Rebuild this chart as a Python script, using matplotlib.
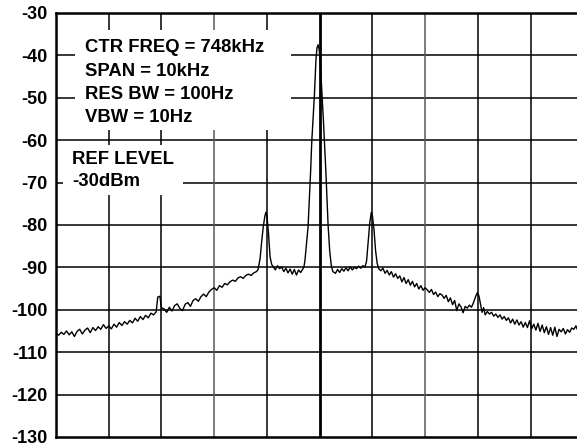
import matplotlib.pyplot as plt
from matplotlib.patches import Rectangle

# spectrum analyzer trace: frequency (kHz above 743kHz start of span) vs level (dBm)
freq_khz = [
    0.00, 0.05, 0.10, 0.15, 0.20, 0.25, 0.30, 0.35, 0.40, 0.45,
    0.50, 0.55, 0.60, 0.65, 0.70, 0.75, 0.80, 0.85, 0.90, 0.95,
    1.00, 1.05, 1.10, 1.15, 1.20, 1.25, 1.30, 1.35, 1.40, 1.45,
    1.50, 1.55, 1.60, 1.65, 1.70, 1.75, 1.80, 1.85, 1.90, 1.93,
    1.97, 2.00, 2.05, 2.10, 2.15, 2.20, 2.25, 2.30, 2.35, 2.40,
    2.45, 2.50, 2.55, 2.60, 2.65, 2.70, 2.75, 2.80, 2.85, 2.90,
    2.95, 3.00, 3.05, 3.10, 3.15, 3.20, 3.25, 3.30, 3.35, 3.40,
    3.45, 3.50, 3.55, 3.60, 3.65, 3.70, 3.75, 3.80, 3.83, 3.87,
    3.90, 3.93, 3.96, 3.98, 4.00, 4.03, 4.06, 4.09, 4.12, 4.16,
    4.20, 4.24, 4.28, 4.32, 4.36, 4.40, 4.44, 4.48, 4.52, 4.56,
    4.60, 4.64, 4.68, 4.70, 4.72, 4.75, 4.78, 4.80, 4.83, 4.85,
    4.88, 4.90, 4.93, 4.95, 4.97, 4.99, 5.01, 5.03, 5.05, 5.07,
    5.09, 5.12, 5.14, 5.16, 5.19, 5.22, 5.25, 5.30, 5.34, 5.38,
    5.42, 5.46, 5.50, 5.54, 5.58, 5.62, 5.66, 5.70, 5.74, 5.78,
    5.82, 5.86, 5.89, 5.92, 5.95, 5.98, 6.00, 6.03, 6.06, 6.09,
    6.12, 6.16, 6.20, 6.24, 6.28, 6.32, 6.36, 6.40, 6.44, 6.48,
    6.52, 6.56, 6.60, 6.64, 6.68, 6.72, 6.76, 6.80, 6.84, 6.88,
    6.92, 6.96, 7.00, 7.04, 7.08, 7.12, 7.16, 7.20, 7.24, 7.28,
    7.32, 7.36, 7.40, 7.44, 7.48, 7.52, 7.56, 7.60, 7.64, 7.68,
    7.72, 7.76, 7.80, 7.84, 7.88, 7.92, 7.96, 7.99, 8.02, 8.05,
    8.08, 8.11, 8.14, 8.18, 8.22, 8.26, 8.30, 8.34, 8.38, 8.42,
    8.46, 8.50, 8.54, 8.58, 8.62, 8.66, 8.70, 8.74, 8.78, 8.82,
    8.86, 8.90, 8.94, 8.98, 9.02, 9.06, 9.10, 9.14, 9.18, 9.22,
    9.26, 9.30, 9.34, 9.38, 9.42, 9.46, 9.50, 9.54, 9.58, 9.62,
    9.66, 9.70, 9.74, 9.78, 9.82, 9.86, 9.88,
]
level_dbm = [
    -105.5, -106.0, -105.3, -105.8, -105.0, -105.9, -105.2, -106.3, -105.1, -104.6,
    -105.7, -104.8, -104.3, -105.4, -104.2, -104.9, -104.0, -104.6, -103.5, -104.4,
    -103.8, -104.5, -103.4, -104.1, -103.0, -103.7, -102.8, -103.4, -102.5, -103.1,
    -102.0, -102.7, -101.6, -102.3, -101.3, -101.9, -100.8, -101.2, -100.5, -97.0,
    -96.8, -99.5, -99.8, -100.6, -99.4, -100.3, -99.0, -98.6, -99.7, -100.2,
    -98.7, -98.3, -99.2, -97.8, -97.4, -98.0, -96.9, -96.3, -96.9, -95.8,
    -95.2, -94.8, -95.4, -94.3, -94.7, -93.8, -94.1, -93.4, -93.0, -93.3,
    -92.5, -92.2, -92.6, -91.9, -91.6, -91.9, -91.3, -91.0, -90.6, -88.0,
    -84.0, -80.5, -78.0, -77.0, -77.8, -82.0, -87.5, -89.3, -89.8, -90.6,
    -89.6, -90.3, -89.9, -91.0, -90.2, -91.3, -90.4, -91.6, -90.5, -91.8,
    -90.6, -91.2, -90.4, -90.0, -88.5, -84.5, -80.5, -75.0, -67.0, -60.5,
    -54.0, -49.5, -41.0, -38.2, -37.5, -38.5, -41.0, -46.0, -50.5, -55.0,
    -60.0, -68.0, -74.0, -80.0, -86.0, -89.5, -91.0, -91.4, -90.5, -91.2,
    -90.3, -90.9, -90.1, -90.8, -89.9, -90.6, -90.0, -90.3, -89.7, -90.2,
    -89.6, -89.9, -88.5, -84.0, -79.5, -77.0, -77.8, -81.0, -86.0, -89.0,
    -90.3, -90.8, -90.2, -91.4, -90.7, -91.8, -91.0, -92.3, -91.5, -92.6,
    -92.0, -93.4, -92.4, -93.8, -92.9, -94.2, -93.3, -94.6, -93.8, -95.1,
    -94.3, -95.4, -94.8, -95.3, -95.9, -95.2, -96.4, -95.8, -96.9, -96.2,
    -96.5, -97.3, -96.6, -98.1, -97.2, -98.8, -97.8, -100.2, -98.6, -99.3,
    -100.7, -99.2, -99.6, -98.9, -99.4, -98.2, -96.8, -96.0, -96.7, -98.6,
    -100.6, -99.5, -101.2, -100.4, -101.0, -100.6, -101.5, -101.0, -101.8, -101.2,
    -102.2, -101.6, -102.5, -101.9, -103.1, -102.2, -103.4, -102.4, -103.6, -102.8,
    -104.1, -103.0, -104.2, -102.6, -104.5, -103.4, -104.8, -103.2, -105.1, -103.6,
    -105.4, -104.0, -105.8, -104.2, -106.0, -104.1, -106.3, -104.6, -105.2, -104.4,
    -105.7, -104.7, -105.3, -104.3, -104.6, -103.8, -104.5,
]

y_ticks = [-30, -40, -50, -60, -70, -80, -90, -100, -110, -120, -130]
x_divs = [1, 2, 3, 4, 5, 6, 7, 8, 9]
setup_lines = ["CTR FREQ = 748kHz", "SPAN = 10kHz", "RES BW = 100Hz", "VBW = 10Hz"]
ref_lines = ["REF LEVEL", "-30dBm"]

plt.rcParams["font.family"] = ["Liberation Sans", "DejaVu Sans"]

fig = plt.figure(figsize=(5.77, 4.48), dpi=100)
ax = fig.add_axes([0.097, 0.0246, 0.903, 0.9464])

ax.set_xlim(0, 9.88)
ax.set_ylim(-130, -30)

# graticule
for yv in y_ticks[1:-1]:
    ax.axhline(yv, color="black", lw=1.1, zorder=1)
for xv in x_divs:
    if xv == 5:
        ax.axvline(xv, color="black", lw=2.0, zorder=1)
    elif xv in (3, 7):
        ax.axvline(xv, color="0.35", lw=1.1, zorder=1)
    else:
        ax.axvline(xv, color="black", lw=1.1, zorder=1)

ax.plot(freq_khz, level_dbm, color="black", lw=1.0, zorder=3)

# white label boxes over the graticule
ax.add_patch(Rectangle((0.36, -57.6), 4.1, 23.6, facecolor="white",
                       edgecolor="none", zorder=2))
ax.add_patch(Rectangle((0.13, -72.9), 2.28, 11.8, facecolor="white",
                       edgecolor="none", zorder=2))

ax.text(0.55, -36.2, "\n".join(setup_lines), fontsize=13.3, fontweight="bold",
        va="top", ha="left", linespacing=1.48, zorder=4)
ax.text(0.31, -62.5, "\n".join(ref_lines), fontsize=13.3, fontweight="bold",
        va="top", ha="left", linespacing=1.42, zorder=4)

ax.set_yticks(y_ticks)
ax.set_yticklabels([str(v) for v in y_ticks], fontsize=13, fontweight="bold")
ax.tick_params(axis="y", length=0, pad=6)
ax.set_xticks([])

for side in ("left", "top", "bottom"):
    ax.spines[side].set_linewidth(1.8)
ax.spines["right"].set_visible(False)

plt.savefig("out.png", dpi=100, facecolor="white")
plt.close()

• WHAT IS NEEDED
Output exactly the span of lines from the top of the listing through the line holding "from matplotlib.patches import Rectangle", and leave every picture out.

• ANSWER BELOW
Rebuild this chart as a Python script, using matplotlib.
import matplotlib.pyplot as plt
from matplotlib.patches import Rectangle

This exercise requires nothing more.